All Bodies on Bikes holds group rides and gets requests from across the country to hold events. Blonsky and Kornhauser hope to scale up their offerings in the future, with regional chapters in different parts of the country, and a ride leader training program similar to Cascade’s Free Group Rides certification. 

“Nebraska, North Carolina, Arizona, New Mexico–we get asked all the time: ‘Can you come lead a ride in my town?’” Blonsky says. “This has grown bigger than our wildest dreams.”

Goodbye Seattle, Hello Arkansas

When Blonsky rides STP this summer, she will be returning to Seattle as an Arkansan. She recently won a prestigious relocation grant from the Northwest Arkansas Council to move to Bentonville, a small city of 55,000 that is undergoing a renaissance thanks to big investments in bike trails, bike lanes, and the outdoor lifestyle.

Blonsky is excited for a new adventure after 18 years in Seattle. She has visited Bentonville just one time, during last fall’s Cyclocross National Championships, but she was “blown away” by Bentonville’s bike-friendly culture. “The whole city and region are embracing bicycling as an economic engine.” 

The lower cost of living in Arkansas gives Blonsky the financial freedom to build her career as an inclusivity ambassador. She will also have trails just a short ride from her door, which means she can improve her mountain biking–and get in more endurance training for the back-to-back 100-mile days of STP. 

Blonsky’s goal is to continually improve, inspire, teach, and drive change and acceptance. “My sponsors don’t pay me to win races. They want me to participate and represent.”


STP Affinity Bike Clubs Partnership

We recently featured Gruppetto Cycling and its effort to invite more Filipinos and people of Asian and Pacific Islander descent to ride STP. In coming weeks we will highlight other bike groups that are joining the STP Affinity Bike Clubs Partnership.
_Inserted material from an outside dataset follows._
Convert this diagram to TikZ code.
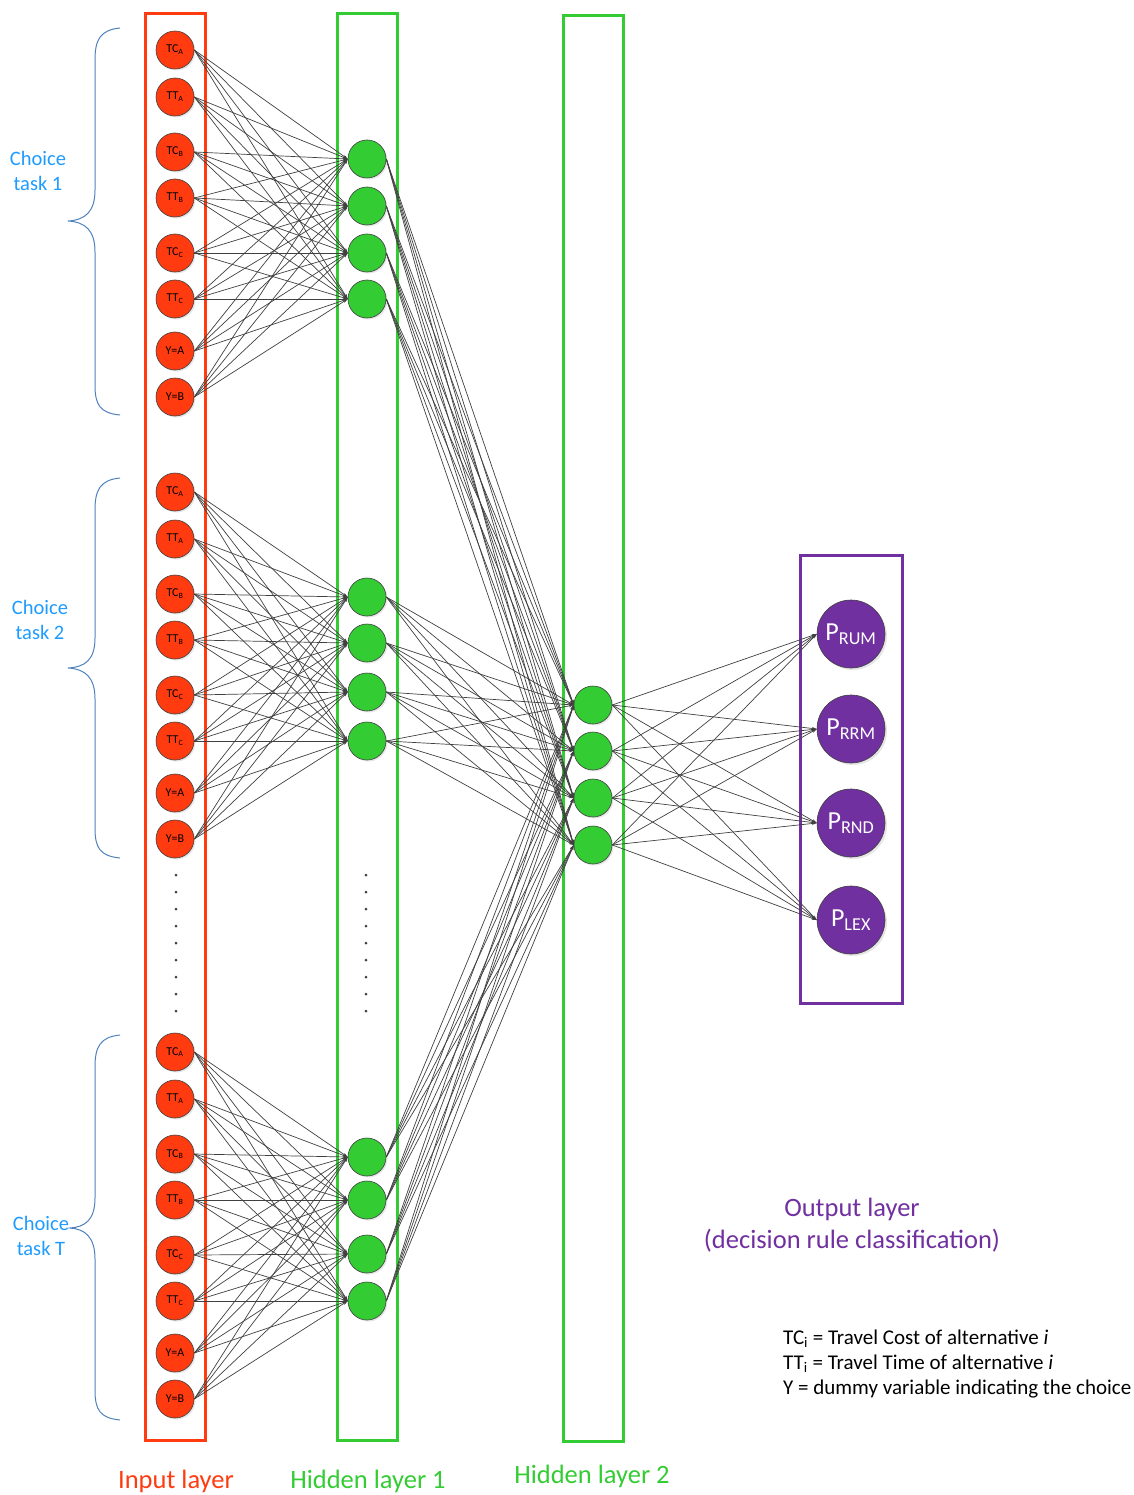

Partner organizations receive discounted STP registrations to encourage members of their community to sign up.

“We want to have the most diverse and inclusive STP ever,” Lambert says. “People who have never ridden STP think 200 miles over two days is crazy. But the beauty of bicycles and of STP is that you can cover a lot of ground if you just roll along slowly and steadily.” 

“STP isn’t a race, it’s a supportive big group ride with a tremendous sense of camaraderie that fuels your spirit,” Lambert add. “As a four-time finisher, I am proof that you can finish STP if you put in some training time and commit yourself.”